The old C. P. Huntington below sailed around the Horn in 1863 and was pressed into service.  The Southern Pacific loaned this pioneer in early California railroad history to the centennial exhibit at the California State Fair.
 
 
With 15,000 of its former employees in the armed forces during World War II, the Southern Pacific relieved the labor shortage by employing women as blacksmith helpers, rivet heaters, turntable operators, engine wipers, scrap sorters, stationary firemen, crew and yard clerks, cutters, machine tool operators, and other occupations.  One of the 4,000 females, “Railroadettes,” employed at the mechanical and stores departments of the Pacific Lines was Edna Keepers—shown below using a steam and chemical solution to clean a Southern Pacific locomotive at Eugene Oregon.
 
 
 
 
 
A caption for this 1939 photograph of the U. S. Bureau of Reclamation states: “NEW ROUTE—Southern Pacific train disappearing into the new tunnel bored for main line north because tracks had to be relocated for excavation of base of huge new Shasta Dam which will retain waters of the Sacramento River in canyon near Redding.”
 
 
 
Beebe tells us that "Here is M. V. No. 93, a well-shopped Mikado with tender tank attached, rolling a short cut of high cars eastward at Carpenter's Bluff, Texas, with a full head of steam and safety valves popping."
 
 
This Niagara type locomotive, from an original painting by Howard Fogg, is chugging along at eighty miles an hour as it scoops up water from track pans.  The Twentieth Century Limited is making New York Central's run along the Hudson River at New Hamburg, New York.
 
 
 
Above we see a colorful postcard image of Norfolk & Western's 2-6-6-4 storming through Ford, Virginia.  That may be an old carbon arc light hanging on the pole in front of the station?
 
  
 
This is the Baldwin-designed back head of a freight and passenger service 4-8-4 steam locomotive built at Philadelphia for the Denver and Rio Grande Western Railroad.
  
 
Above, we see a photograph of one of the Northern Pacific Limited's  observation lounge-cars of the early 1900's.  "Pintsch burners had given away to floriated electroliers, electric fans presaged air-conditioning," wrote Beebe, "but the fringed curtain, the potted plant (on the extreme left) and the velvet table-cover still survived as vestigial traces fo an earlier Victorian scheme of decoration."
 
  
 
 
The photograph above is from the February 17, 1912 edition of Scientific American.  Its article "How Railroad Men are Made" describes the scene as "Apprentices engaged in practical work on a mammoth modern locomotive, carefully supervised by capable instructors."  Notice the student working on the electric generator in front of the smokestack.  It powers the adjoining Edwards carbon arc searchlight (headlight).
 
 
 
Carbon arc searchlights were often used on trains around the turn of the twentieth century.  Above we see a good example.  It is the special train of Prince H. R. H. Henry of Prussia in the Chicago, Milwaukee & St.

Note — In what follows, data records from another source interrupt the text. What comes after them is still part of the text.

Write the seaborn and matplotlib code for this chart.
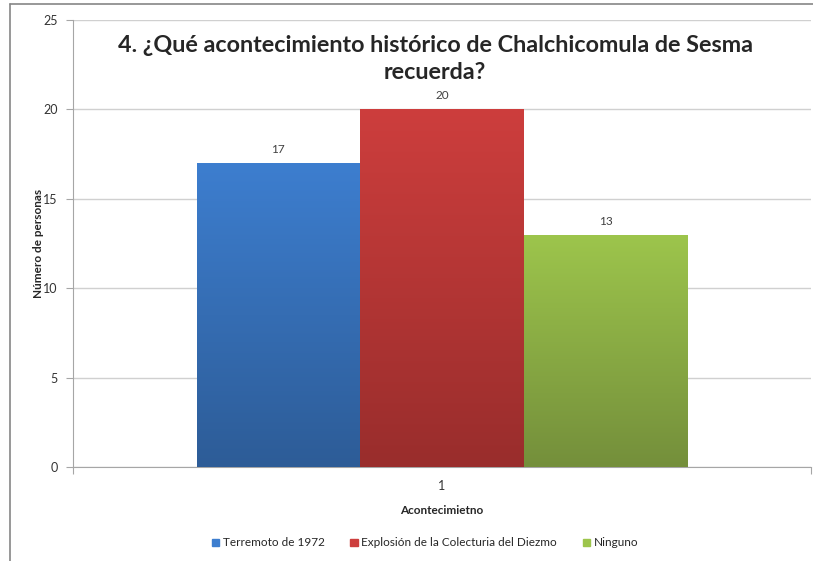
import numpy as np
import pandas as pd
import matplotlib
matplotlib.use("Agg")
import matplotlib.pyplot as plt
import matplotlib.colors as mcolors
from matplotlib.patches import Rectangle
import seaborn as sns

eventos = ["Terremoto de 1972", "Explosión de la Colecturia del Diezmo", "Ninguno"]
personas = [17, 20, 13]
grupo = ["1", "1", "1"]
y_ticks = [0, 5, 10, 15, 20, 25]

colores_top = ["#3D7ECF", "#CD3E3D", "#9DC54C"]
colores_bot = ["#2D5C97", "#992D2C", "#748F3B"]

df = pd.DataFrame({"grupo": grupo, "evento": eventos, "personas": personas})

sns.set_style("white")
plt.rcParams["font.family"] = ["Lato", "DejaVu Sans"]

fig = plt.figure(figsize=(8.13, 5.61), dpi=100)
ax = fig.add_axes([73 / 813, 1 - 467 / 561, 738 / 813, 447 / 561])

sns.barplot(data=df, x="grupo", y="personas", hue="evento", palette=colores_top,
            width=0.665, dodge=True, legend=False, ax=ax, saturation=1)

ax.set_xlim(-0.5, 0.5)
ax.set_ylim(0, 25)
ax.set_yticks(y_ticks)

# degradado vertical dentro de cada barra
for patch, top, bot, val in zip(ax.patches, colores_top, colores_bot, personas):
    x0, y0 = patch.get_x(), patch.get_y()
    w, h = patch.get_width(), patch.get_height()
    cmap = mcolors.LinearSegmentedColormap.from_list("g", [bot, top])
    grad = np.linspace(0, 1, 256).reshape(-1, 1)
    im = ax.imshow(grad, extent=[x0, x0 + w, y0, y0 + h], origin="lower",
                   aspect="auto", cmap=cmap, zorder=3)
    im.set_clip_path(patch)
    patch.set_edgecolor("none")
    ax.text(x0 + w / 2, val + 0.45, str(val), ha="center", va="bottom",
            fontsize=8.5, color="#404040", zorder=4)

ax.set_xlim(-0.5, 0.5)
ax.set_ylim(0, 25)

ax.grid(axis="y", color="#D0D0D0", linewidth=1)
ax.set_axisbelow(True)
for s in ["top", "right"]:
    ax.spines[s].set_visible(False)
ax.spines["left"].set_color("#A6A6A6")
ax.spines["bottom"].set_color("#A6A6A6")
ax.tick_params(axis="y", length=5, color="#A6A6A6", labelsize=9, labelcolor="#333333", pad=6, left=True)
ax.set_xticks([-0.5, 0, 0.5], ["", "1", ""])
ax.tick_params(axis="x", length=5, color="#A6A6A6", labelsize=9, labelcolor="#333333", pad=4, bottom=True)
ax.xaxis.get_major_ticks()[1].tick1line.set_visible(False)

ax.set_xlabel("Acontecimietno", fontsize=8.5, fontweight="bold")
ax.set_ylabel("Número de personas", fontsize=8.5, fontweight="bold")
ax.xaxis.set_label_coords(0.5, -0.085)
ax.yaxis.set_label_coords(-0.039, 0.5)

fig.text(435 / 813, 1 - 59 / 561, "4. ¿Qué acontecimiento histórico de Chalchicomula de Sesma\nrecuerda?",
         ha="center", va="center", fontsize=16.8, fontweight="bold", linespacing=1.3)

handles = [Rectangle((0, 0), 1, 1, color=c) for c in colores_top]
fig.legend(handles, eventos, loc="center", bbox_to_anchor=(425 / 813, 1 - 543 / 561),
           ncol=3, frameon=False, fontsize=8.5, handlelength=0.6, handleheight=0.6,
           handletextpad=0.3, columnspacing=2.2)

# borde del área del gráfico
fig.add_artist(plt.Line2D([10 / 813, 1], [1 - 4 / 561, 1 - 4 / 561], color="#868686", linewidth=1.2))
fig.add_artist(plt.Line2D([10 / 813, 10 / 813], [0, 1 - 4 / 561], color="#868686", linewidth=1.2))

fig.savefig("out.png", dpi=100)
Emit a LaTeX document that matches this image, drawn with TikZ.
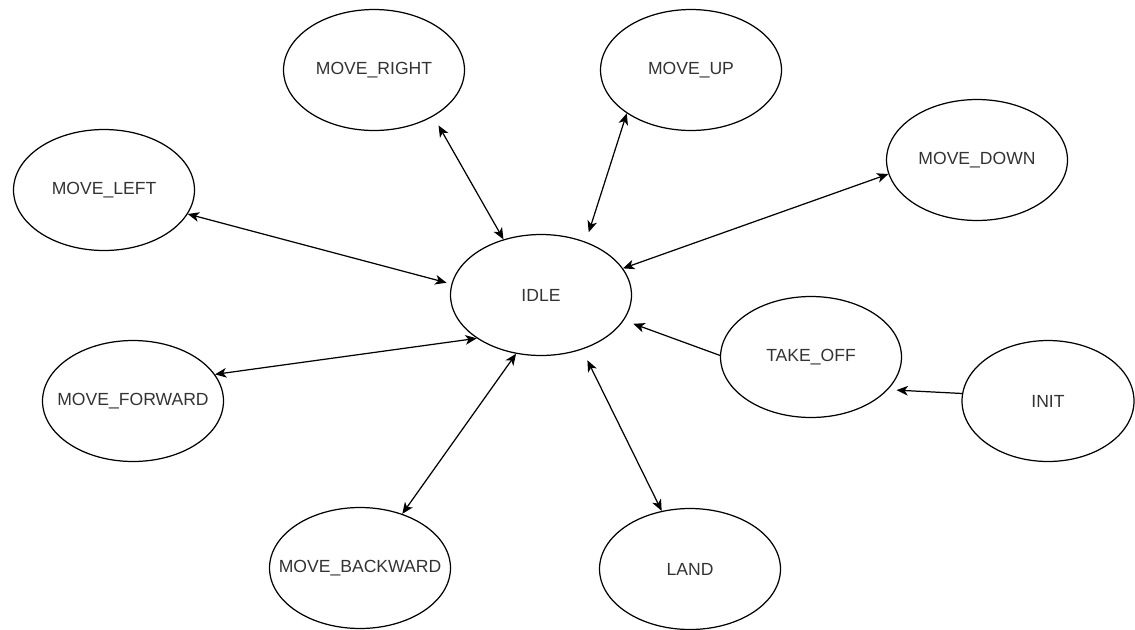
\documentclass[tikz,border=0pt]{standalone}
\usepackage{fontspec}
\setmainfont{Liberation Sans}
\definecolor{gray1}{HTML}{333333}
\usepackage{tikz}
\usetikzlibrary{shapes.geometric, arrows.meta}

\begin{document}
\begin{tikzpicture}[x=0.02cm, y=-0.02cm,
    state/.style={ellipse, draw, line width=0.7pt, minimum width=3.62cm, minimum height=2.42cm, inner sep=0pt},
    every label/.style={font=\fontsize{10}{12}\selectfont, text=gray1, inner sep=0pt},
    link/.style={line width=0.7pt, arrows={-Stealth[length=6.5pt, width=5.5pt, inset=1.8pt]}},
    biglink/.style={link, arrows={Stealth[length=6.5pt, width=5.5pt, inset=1.8pt]-Stealth[length=6.5pt, width=5.5pt, inset=1.8pt]}}]
  \useasboundingbox (0,0) rectangle (1135,629);

  % states
  \node[state, label=center:IDLE] (idle) at (541,295) {};
  \node[state, label=center:MOVE\_RIGHT] (mright) at (374,70) {};
  \node[state, label=center:MOVE\_UP] (mup) at (691,70) {};
  \node[state, label=center:MOVE\_DOWN] (mdown) at (977,160) {};
  \node[state, label=center:MOVE\_LEFT] (mleft) at (104,190) {};
  \node[state, label=center:TAKE\_OFF] (takeoff) at (811,357) {};
  \node[state, minimum width=3.44cm, label=center:INIT] (init) at (1048,401) {};
  \node[state, label=center:MOVE\_FORWARD] (mforward) at (133,401) {};
  \node[state, label=center:MOVE\_BACKWARD] (mbackward) at (360,568) {};
  \node[state, label=center:LAND] (land) at (690,569) {};

  % transitions
  \draw[biglink, shorten <=0.21cm] (mright.-38) -- (idle.124);
  \draw[biglink, shorten >=0.2cm] (mup.214) -- (idle.50);
  \draw[biglink] (mdown.189) -- (idle.18);
  \draw[biglink, shorten >=0.1cm] (mleft.-16) -- (idle.173);
  \draw[biglink] (mforward.18) -- (idle.214);
  \draw[biglink] (mbackward.52) -- (idle.247);
  \draw[biglink, shorten >=0.24cm] (land.116) -- (idle.-53);
  \draw[link, shorten >=0.2cm] (takeoff.179) -- (idle.-17);
  \draw[link, shorten >=0.17cm] (init.175) -- (takeoff.-23);
\end{tikzpicture}
\end{document}
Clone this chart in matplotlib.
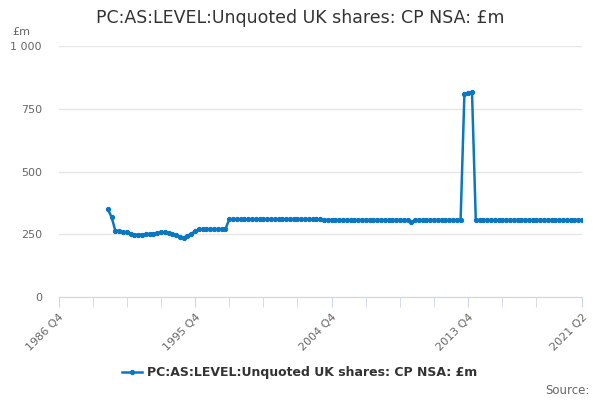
import matplotlib
matplotlib.use("Agg")
import matplotlib.pyplot as plt

TITLE = "PC:AS:LEVEL:Unquoted UK shares: CP NSA: £m"
START_YEAR = 1986
START_QUARTER = 4
N_QUARTERS = 139  # 1986 Q4 .. 2021 Q2
FIRST_INDEX = 13  # data begins 1990 Q1

# values, one per quarter from 1990 Q1
values_1990_1997 = [350, 318, 263, 263, 260, 258, 250, 248, 248, 249, 250, 251,
                    252, 255, 257, 257, 255, 250, 246, 240, 236, 244, 252, 262,
                    270, 270, 270, 270, 270, 270, 270, 270]
values_1997_2003 = [309, 309, 309, 309, 309, 309, 309, 309, 309, 309, 309, 309,
                    309, 309, 309, 309, 309, 309, 309, 309, 309, 309, 309, 309, 309]
values_2004_2013 = [307, 307, 307, 307, 307, 307, 307, 307, 307, 307, 307, 307,
                    307, 307, 307, 307, 307, 307, 307, 307, 307, 307, 307, 299,
                    307, 307, 307, 307, 307, 307, 307, 307, 307, 307, 307, 307, 307]
values_2013_2014 = [809, 811, 818]
values_2014_2021 = [307, 307, 307, 307, 307, 307, 307, 307, 307, 307, 307, 307,
                    307, 307, 307, 307, 307, 307, 307, 307, 307, 307, 307, 307,
                    307, 307, 307, 307, 307]

values = values_1990_1997 + values_1997_2003 + values_2004_2013 + values_2013_2014 + values_2014_2021

y_ticks = [0, 250, 500, 750, 1000]
y_tick_labels = ["0", "250", "500", "750", "1 000"]


def quarterLabel(i):
    q = START_QUARTER - 1 + i
    return "%d Q%d" % (START_YEAR + q // 4, q % 4 + 1)


fig = plt.figure(figsize=(6, 4), dpi=100)
ax = fig.add_axes([0.0975, 0.2575, 0.8725, 0.6275])

xs = list(range(FIRST_INDEX, FIRST_INDEX + len(values)))
line_color = "#0a77c0"
ax.plot(xs, values, color=line_color, linewidth=1.8, marker="o", markersize=2.8,
        label=TITLE, zorder=3)

ax.set_xlim(0, N_QUARTERS - 1)
ax.set_ylim(0, 1000)

# grid and axis styling
ax.set_yticks(y_ticks)
ax.set_yticklabels(y_tick_labels)
ax.yaxis.grid(True, color="#e6e6e6", linewidth=1)
ax.set_axisbelow(True)
for side in ["top", "right", "left"]:
    ax.spines[side].set_visible(False)
ax.spines["bottom"].set_color("#ccd6eb")
ax.tick_params(axis="y", length=0, labelsize=8, colors="#666666", pad=12)

minor_ticks = list(range(0, N_QUARTERS - 9, 9)) + [N_QUARTERS - 1]
label_ticks = [0, 36, 72, 108, 138]
ax.set_xticks(minor_ticks, minor=True)
ax.set_xticks(label_ticks)
ax.set_xticklabels([quarterLabel(i) for i in label_ticks], rotation=45, ha="right",
                   rotation_mode="anchor")
ax.tick_params(axis="x", which="both", length=7, color="#ccd6eb", labelsize=8,
               labelcolor="#666666", pad=4)

fig.text(0.5, 0.955, TITLE, ha="center", va="center", fontsize=12.5, color="#333333")
fig.text(0.02, 0.92, "£m", ha="left", va="center", fontsize=8, color="#666666")

leg = fig.legend(loc="center", bbox_to_anchor=(0.5, 0.068), frameon=False,
                 prop={"size": 9, "weight": "bold"}, handlelength=1.6, handletextpad=0.4)
for t in leg.get_texts():
    t.set_color("#333333")

fig.text(0.982, 0.025, "Source:", ha="right", va="center", fontsize=8.5, color="#666666")

fig.savefig("out.png", dpi=100)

Paul Railway station at Milwaukee, March 4, 1902.  “The photograph was taken at 9 p. m. by the light of the searchlight headlights,” stated the 1902 edition of Our Wonderful Progress.  “This is the latest device for averting collisions, as the piercing rays can be seen for many miles along the track and flashing against the sky.”
  
I hope you have enjoyed your look at these old steam locomotive and railroad photographs from my collection in Parkersburg, West Virginia.